History has lot of examples to promote this phrase. Let’s look at Martin Luther King Junior. Martin Luther King Jr, a social activist and Baptist minister played a key role in the American civil rights movement from the mid-1950s until his assassination in 1968. King sought equality and human rights for African Americans, the economically disadvantaged and all victims of injustice through peaceful protests. One of his most famous speeches “I have a dream” exposed America’s sins of the past (slavery) and the lack of democratic principles which contradicted “the land of freedom and opportunities”. When he addressed what he called “the greatest demonstration for freedom in the history of our nation,” he would inadvertently set off a worldwide movement for racial emancipation.

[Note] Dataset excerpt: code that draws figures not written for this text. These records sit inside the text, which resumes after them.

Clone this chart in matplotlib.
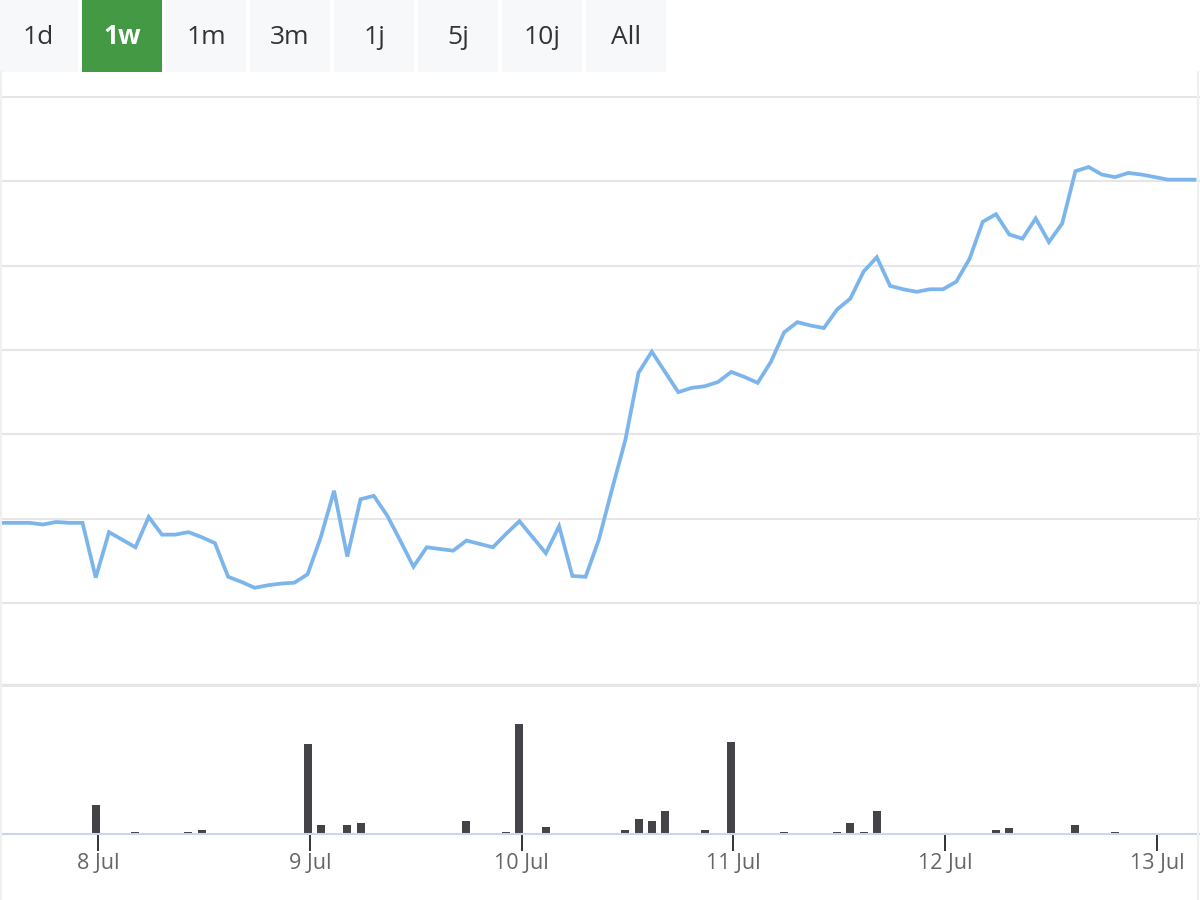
import matplotlib
matplotlib.use("Agg")
import matplotlib.pyplot as plt
import matplotlib.dates as mdates
from matplotlib.patches import Rectangle
import pandas as pd

plt.rcParams['font.family'] = ['Open Sans', 'DejaVu Sans']

# Kursdaten (alle 90 Minuten)
zeiten = pd.date_range("2024-07-07 13:15", periods=91, freq="90min")
kurs = [30.95, 30.95, 30.95, 30.93, 30.96, 30.95, 30.95, 30.30, 30.84, 30.75,
        30.66, 31.02, 30.81, 30.81, 30.84, 30.78, 30.71, 30.31, 30.25, 30.18,
        30.21, 30.23, 30.24, 30.34, 30.78, 31.33, 30.55, 31.23, 31.27, 31.04,
        30.74, 30.43, 30.66, 30.64, 30.62, 30.74, 30.70, 30.66, 30.82, 30.97,
        30.78, 30.59, 30.91, 30.32, 30.31, 30.75, 31.35, 31.93, 32.73, 32.98,
        32.74, 32.50, 32.55, 32.57, 32.62, 32.74, 32.68, 32.61, 32.86, 33.21,
        33.33, 33.29, 33.26, 33.48, 33.61, 33.93, 34.10, 33.76, 33.72, 33.69,
        33.72, 33.72, 33.81, 34.08, 34.52, 34.61, 34.37, 34.32, 34.56, 34.28,
        34.50, 35.12, 35.17, 35.08, 35.05, 35.10, 35.08, 35.05, 35.02, 35.02,
        35.02]

# Volumen (nur Zeitpunkte mit Umsatz)
vol_idx = [7, 10, 14, 15, 23, 24, 26, 27, 35, 38, 39, 41, 47, 48, 49, 50,
           53, 55, 59, 63, 64, 65, 66, 75, 76, 81, 84]
vol_werte = [29, 2, 2, 4, 90, 9, 9, 11, 13, 2, 110, 7, 4, 15, 13, 23,
             4, 92, 2, 2, 11, 2, 23, 4, 6, 9, 2]

zeitraeume = ["1d", "1w", "1m", "3m", "1j", "5j", "10j", "All"]
aktiv = "1w"

fig = plt.figure(figsize=(12, 9), dpi=100)
fig.patch.set_facecolor("white")

# Buttonleiste
ax_btn = fig.add_axes([0, 1 - 72 / 900, 1, 72 / 900])
ax_btn.set_xlim(0, 1200)
ax_btn.set_ylim(72, 0)
ax_btn.axis("off")
for i, z in enumerate(zeitraeume):
    x0 = -2 + 84 * i
    ist_aktiv = z == aktiv
    ax_btn.add_patch(Rectangle((x0, 0), 80, 72,
                               color="#439944" if ist_aktiv else "#f7f8fa", lw=0))
    ax_btn.text(x0 + 40, 37, z, ha="center", va="center", fontsize=19,
                color="white" if ist_aktiv else "#333333",
                weight="bold" if ist_aktiv else "normal")

xmin = mdates.date2num(pd.Timestamp("2024-07-07 12:54"))
xmax = mdates.date2num(pd.Timestamp("2024-07-13 04:52"))

# Kurschart
ax = fig.add_axes([0, 1 - 685 / 900, 1, (685 - 97) / 900])
ax.plot(zeiten, kurs, color="#7cb5ec", lw=2.7, solid_joinstyle="miter")
for g in range(30, 37):
    ax.axhline(g, color="#e6e6e6", lw=1.5, zorder=0, clip_on=False)
ax.set_xlim(xmin, xmax)
ax.set_ylim(29.027, 36.0)
ax.set_xticks([])
ax.set_yticks([])
for s in ["top", "left", "right"]:
    ax.spines[s].set_visible(False)
ax.spines["bottom"].set_color("#e6e6e6")
ax.spines["bottom"].set_linewidth(2.5)

# Volumen
ax_v = fig.add_axes([0, 1 - 834 / 900, 1, (834 - 687) / 900])
ax_v.bar([zeiten[i] for i in vol_idx], vol_werte, width=0.0378,
         color="#434348", align="center")
ax_v.set_xlim(xmin, xmax)
ax_v.set_ylim(0, 147)
ax_v.set_yticks([])
for s in ["top", "left", "right"]:
    ax_v.spines[s].set_visible(False)
ax_v.spines["bottom"].set_color("#ccd6eb")
ax_v.spines["bottom"].set_linewidth(1.5)
ax_v.xaxis.set_major_locator(mdates.DayLocator())
ax_v.xaxis.set_major_formatter(
    plt.FuncFormatter(lambda x, p: f"{mdates.num2date(x).day} {mdates.num2date(x):%b}"))
ax_v.tick_params(axis="x", length=12, width=1.4, color="#333333",
                 labelsize=15.5, labelcolor="#666666", pad=2)

# dezenter Rahmen
fig.add_artist(plt.Line2D([1 / 1200, 1 / 1200], [0, 1 - 72 / 900],
                          color="#f0f0f0", lw=1.5))
fig.add_artist(plt.Line2D([1198 / 1200, 1198 / 1200], [0, 1 - 72 / 900],
                          color="#f0f0f0", lw=1.5))

fig.savefig("out.png", dpi=100)
plt.close(fig)
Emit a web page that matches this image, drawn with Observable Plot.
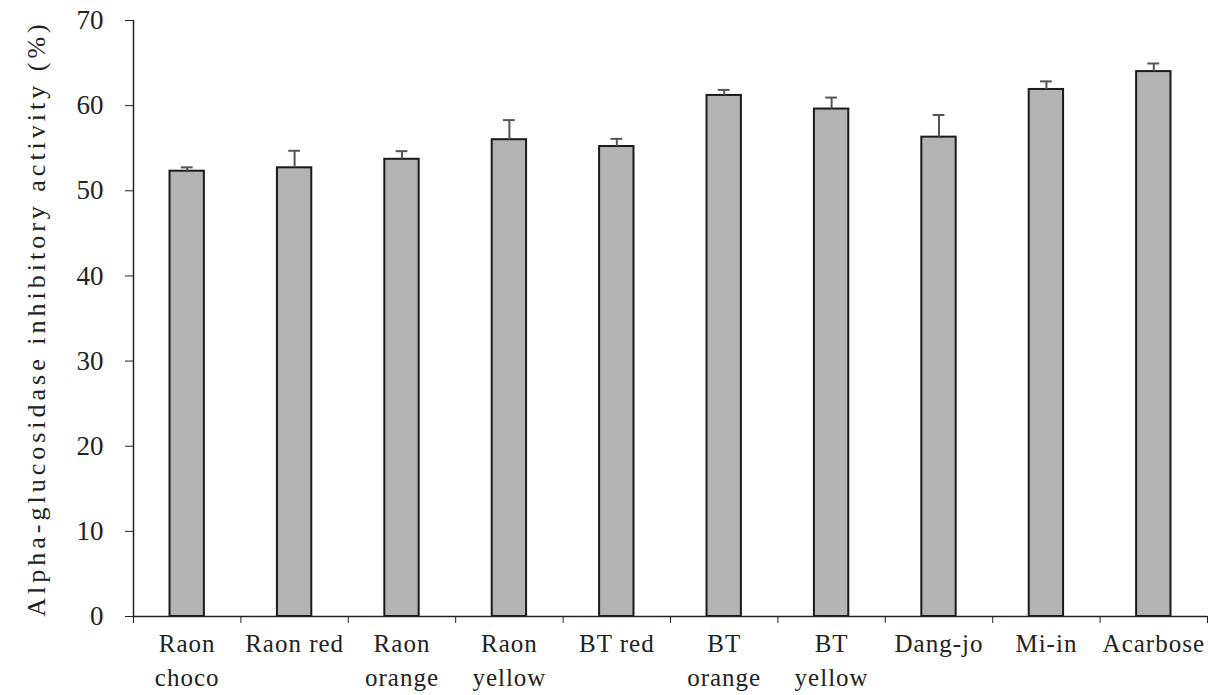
<!DOCTYPE html>
<html><head><meta charset="utf-8">
<script src="https://cdn.jsdelivr.net/npm/d3@7"></script>
<script src="https://cdn.jsdelivr.net/npm/@observablehq/plot@0.6"></script>
<style>body{margin:0;background:#fff}</style>
</head><body><div id="chart"></div>
<script>
const categories = ["Raon\nchoco","Raon red","Raon\norange","Raon\nyellow","BT red","BT\norange","BT\nyellow","Dang-jo","Mi-in","Acarbose"];
const values = [52.3, 52.7, 53.7, 56.0, 55.2, 61.2, 59.6, 56.3, 61.9, 64.0];
const errors = [0.45, 2.0, 0.95, 2.3, 0.9, 0.65, 1.35, 2.6, 0.95, 0.95];
const yTicks = [0,10,20,30,40,50,60,70];
const yLabel = "Alpha-glucosidase inhibitory activity (%)";

const data = categories.map((c,i)=>({i, c, v: values[i], e: errors[i]}));
const half = 0.16, cap = 0.055;

const chart = Plot.plot({
  width: 1221, height: 695,
  marginLeft: 133, marginRight: 14, marginTop: 20, marginBottom: 79,
  style: {fontFamily: "'Liberation Serif', 'Times New Roman', serif", fontSize: "25px", color: "#222", background: "#fff"},
  x: {type: "linear", domain: [0, categories.length]},
  y: {domain: [0, 70]},
  marks: [
    Plot.rectY(data, {x1: d=>d.i+0.5-half, x2: d=>d.i+0.5+half, y1: 0, y2: "v", fill: "#b3b3b3", stroke: "#1a1a1a", strokeWidth: 2}),
    Plot.ruleX(data, {x: d=>d.i+0.5, y1: "v", y2: d=>d.v+d.e, stroke: "#555", strokeWidth: 2}),
    Plot.ruleY(data, {y: d=>d.v+d.e, x1: d=>d.i+0.5-cap, x2: d=>d.i+0.5+cap, stroke: "#555", strokeWidth: 2}),
    Plot.axisY({ticks: yTicks, tickSize: 8, tickPadding: 22, label: null, fontSize: 27}),
    Plot.axisY({ticks: [], label: yLabel, labelAnchor: "center", labelArrow: "none", labelOffset: 107, fontSize: 26}),
    Plot.axisX({ticks: d3.range(0, categories.length+1), tickSize: 7, tickFormat: () => "", label: null}),
    Plot.axisX({ticks: d3.range(0, categories.length).map(i=>i+0.5), tickSize: 0, tickPadding: 11, tickFormat: t => categories[Math.floor(t)], label: null, fontSize: 25, lineHeight: 1.36}),
    Plot.ruleY([0], {stroke: "#222", strokeWidth: 1.5}),
    Plot.ruleX([0], {stroke: "#222", strokeWidth: 1.5})
  ]
});
d3.select(chart).selectAll("text").each(function(){
  if (this.textContent === yLabel) this.style.letterSpacing = "4px";
  else if (/[A-Za-z]/.test(this.textContent)) this.style.letterSpacing = "1px";
});
document.getElementById("chart").append(chart);
</script></body></html>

The statement, the pen is mightier than the sword is a compelling phrase because it is obviously wrong in its literal sense. To be blunt, never bring a pen to a sword fight.

The pen as a metaphor could probably be expanded to broadcast, websites, social media, et cetera. A pen affects many people while a sword tends to deal with a single customer at a time. So, you can tell a compelling story, share relevant information, or convince many people of an idea, you could affect greater change than threatening, harming or killing people one by one. But here I am trying to oppose the impact of the phrase. If the pen can be a news or opinion empire, then a sword could be a military, or a terrorist group. The world has been changed by bringing the army in a word fight. The Nepalese Civil War or the Maoist Insurgency is an example that highlights this fact. Despite the fact that the civil war was for democracy and a Comprehensive Peace Accord was signed, the battle between Government of Nepal and the Unified Communist Party of Nepal is what led to the abolition of monarchy in Nepal.

Now here is the dilemma – the pen might be mightier than the sword, but actions speak louder than words. It is true that the pen is a tool that can trigger revolutions, however what makes things memorable is when, who and how the sword was used. Words persuade while actions are remembered. The sword is also a deterrent – you can brandish it more easily than you fight. So the threat of violence is a more compelling force.

However, I would go a little further and say that media has a huge impact and violence can be quite convincing – but a pen backed by a sword is a wicked combination. One final thought, a pen can write, sell, praise and instill fear. And a sword can only cower and kill. While we can come up with ideas to stand for or against the metaphor, but at the end it depends whether you’re a pacifist or a warmonger.